I've been exploring the AM dial since this issue first arose a year or two ago. So far, the furthest transmission I've knowingly received was a station in Chicago while I was in NW Connecticut. I've also heard of people in the NE US receiving transmissions from Central America and Europe, especially at night (the sun causes some amount of interference).
Ya, AM. The 1Mhz band is insanely long range (under the right conditions, blah blah).
You may protest that you can FM at 1 Mhz and get the range boost on a much nicer sounding signal but:
- FM isnt as efficient as AM and 1 Mhz isnt a lot of space
- FM "locks in" to a station, partially what makes it sound so good. On AM you hear everything and its "up to you" to figure it out; meaning the intended signal is there and you might be able to squeeze meaning out of it (since you know a lot about it).
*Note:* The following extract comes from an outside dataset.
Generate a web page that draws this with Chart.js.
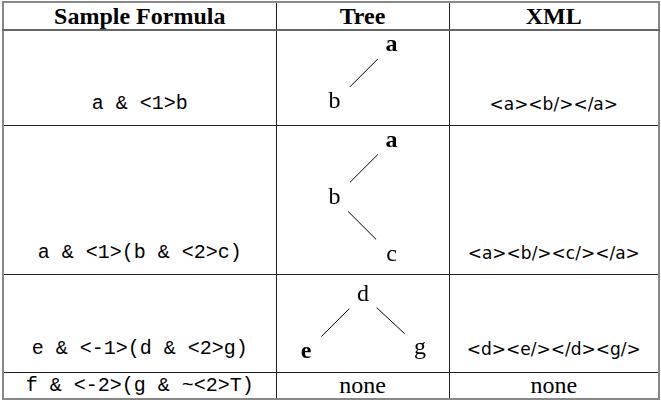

On FM if the receiver cant "lock in" or locks into another station you cant receive any information.
That last point is also why morse code is so reliable - a human operator can very easily distinguish a sine in noise
AM band frequencies has greater range under the right ionospheric conditions.
In the event of needing to communicate in an emergency you must assume that the right ionospheric conditions will not be present and that you are limited to line of sight.
The point is that anything besides line of sight is unpredictable, so the ability for AM to sometimes reach around the world is irrelevant if you need to know how many people it will reach, which is, more or less the same as FM.
In other words: you really don't need the ability to sometimes unreliably broadcast icy road conditions, or a tornado alert, to someone three states away.